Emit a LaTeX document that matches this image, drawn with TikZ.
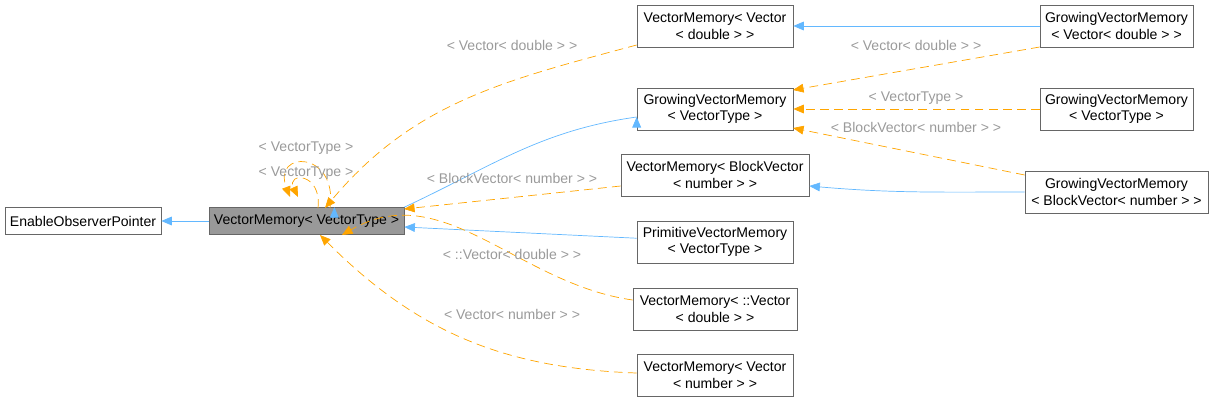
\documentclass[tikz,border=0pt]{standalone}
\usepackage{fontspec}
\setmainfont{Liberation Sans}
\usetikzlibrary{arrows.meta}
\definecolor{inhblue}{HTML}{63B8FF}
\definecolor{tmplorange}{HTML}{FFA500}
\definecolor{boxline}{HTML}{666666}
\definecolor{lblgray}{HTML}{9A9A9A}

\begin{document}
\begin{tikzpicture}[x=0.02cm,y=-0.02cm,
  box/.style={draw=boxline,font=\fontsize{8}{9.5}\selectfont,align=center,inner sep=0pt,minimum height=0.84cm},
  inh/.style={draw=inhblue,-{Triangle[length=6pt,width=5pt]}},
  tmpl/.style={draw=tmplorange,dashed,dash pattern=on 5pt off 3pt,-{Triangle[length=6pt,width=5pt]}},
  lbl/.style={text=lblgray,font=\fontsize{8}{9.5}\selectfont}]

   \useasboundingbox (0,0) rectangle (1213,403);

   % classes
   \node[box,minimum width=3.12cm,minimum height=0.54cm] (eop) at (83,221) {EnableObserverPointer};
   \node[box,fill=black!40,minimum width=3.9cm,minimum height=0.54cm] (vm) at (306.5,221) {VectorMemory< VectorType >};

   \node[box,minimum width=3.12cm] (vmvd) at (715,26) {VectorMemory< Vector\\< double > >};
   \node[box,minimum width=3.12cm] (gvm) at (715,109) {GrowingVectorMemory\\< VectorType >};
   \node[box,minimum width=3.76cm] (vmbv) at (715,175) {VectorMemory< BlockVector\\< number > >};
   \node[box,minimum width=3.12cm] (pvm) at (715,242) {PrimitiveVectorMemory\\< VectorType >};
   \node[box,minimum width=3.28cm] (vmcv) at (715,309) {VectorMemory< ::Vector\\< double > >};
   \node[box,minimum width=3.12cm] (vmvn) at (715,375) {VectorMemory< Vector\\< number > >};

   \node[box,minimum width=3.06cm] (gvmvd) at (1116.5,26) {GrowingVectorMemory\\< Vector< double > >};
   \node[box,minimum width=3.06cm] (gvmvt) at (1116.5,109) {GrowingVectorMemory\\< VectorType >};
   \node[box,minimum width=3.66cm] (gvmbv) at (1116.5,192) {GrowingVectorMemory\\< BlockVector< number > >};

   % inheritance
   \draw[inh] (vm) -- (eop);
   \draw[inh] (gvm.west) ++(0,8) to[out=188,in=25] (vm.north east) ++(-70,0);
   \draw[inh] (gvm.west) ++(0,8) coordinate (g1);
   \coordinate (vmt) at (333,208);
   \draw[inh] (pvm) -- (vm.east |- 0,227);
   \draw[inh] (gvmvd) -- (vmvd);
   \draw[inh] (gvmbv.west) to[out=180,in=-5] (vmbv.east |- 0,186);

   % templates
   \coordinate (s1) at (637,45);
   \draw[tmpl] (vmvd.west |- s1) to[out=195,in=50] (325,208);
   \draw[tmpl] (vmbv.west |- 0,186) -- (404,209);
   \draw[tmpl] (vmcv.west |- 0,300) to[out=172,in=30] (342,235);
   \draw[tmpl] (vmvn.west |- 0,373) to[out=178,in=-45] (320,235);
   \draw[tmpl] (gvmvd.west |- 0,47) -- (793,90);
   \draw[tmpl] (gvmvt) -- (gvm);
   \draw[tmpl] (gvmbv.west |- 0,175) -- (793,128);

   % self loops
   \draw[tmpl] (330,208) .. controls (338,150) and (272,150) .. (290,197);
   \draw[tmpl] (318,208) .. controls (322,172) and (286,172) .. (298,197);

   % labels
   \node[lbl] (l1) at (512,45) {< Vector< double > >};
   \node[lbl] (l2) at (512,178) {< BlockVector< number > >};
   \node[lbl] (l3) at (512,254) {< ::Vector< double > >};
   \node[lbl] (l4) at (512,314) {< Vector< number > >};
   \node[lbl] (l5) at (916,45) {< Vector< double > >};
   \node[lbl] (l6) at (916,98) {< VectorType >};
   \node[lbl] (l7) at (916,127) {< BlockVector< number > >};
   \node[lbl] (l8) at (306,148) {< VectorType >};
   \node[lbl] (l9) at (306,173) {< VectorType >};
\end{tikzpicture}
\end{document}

* **Your task**
Everything from the first line of the listing above through the line that contains "width=3.66cm] (gvmbv) at" is to be restated word for word, minus the pictures.

* **The output**
Emit a LaTeX document that matches this image, drawn with TikZ.
\documentclass[tikz,border=0pt]{standalone}
\usepackage{fontspec}
\setmainfont{Liberation Sans}
\usetikzlibrary{arrows.meta}
\definecolor{inhblue}{HTML}{63B8FF}
\definecolor{tmplorange}{HTML}{FFA500}
\definecolor{boxline}{HTML}{666666}
\definecolor{lblgray}{HTML}{9A9A9A}

\begin{document}
\begin{tikzpicture}[x=0.02cm,y=-0.02cm,
  box/.style={draw=boxline,font=\fontsize{8}{9.5}\selectfont,align=center,inner sep=0pt,minimum height=0.84cm},
  inh/.style={draw=inhblue,-{Triangle[length=6pt,width=5pt]}},
  tmpl/.style={draw=tmplorange,dashed,dash pattern=on 5pt off 3pt,-{Triangle[length=6pt,width=5pt]}},
  lbl/.style={text=lblgray,font=\fontsize{8}{9.5}\selectfont}]

   \useasboundingbox (0,0) rectangle (1213,403);

   % classes
   \node[box,minimum width=3.12cm,minimum height=0.54cm] (eop) at (83,221) {EnableObserverPointer};
   \node[box,fill=black!40,minimum width=3.9cm,minimum height=0.54cm] (vm) at (306.5,221) {VectorMemory< VectorType >};

   \node[box,minimum width=3.12cm] (vmvd) at (715,26) {VectorMemory< Vector\\< double > >};
   \node[box,minimum width=3.12cm] (gvm) at (715,109) {GrowingVectorMemory\\< VectorType >};
   \node[box,minimum width=3.76cm] (vmbv) at (715,175) {VectorMemory< BlockVector\\< number > >};
   \node[box,minimum width=3.12cm] (pvm) at (715,242) {PrimitiveVectorMemory\\< VectorType >};
   \node[box,minimum width=3.28cm] (vmcv) at (715,309) {VectorMemory< ::Vector\\< double > >};
   \node[box,minimum width=3.12cm] (vmvn) at (715,375) {VectorMemory< Vector\\< number > >};

   \node[box,minimum width=3.06cm] (gvmvd) at (1116.5,26) {GrowingVectorMemory\\< Vector< double > >};
   \node[box,minimum width=3.06cm] (gvmvt) at (1116.5,109) {GrowingVectorMemory\\< VectorType >};
   \node[box,minimum width=3.66cm] (gvmbv) at (1116.5,192) {GrowingVectorMemory\\< BlockVector< number > >};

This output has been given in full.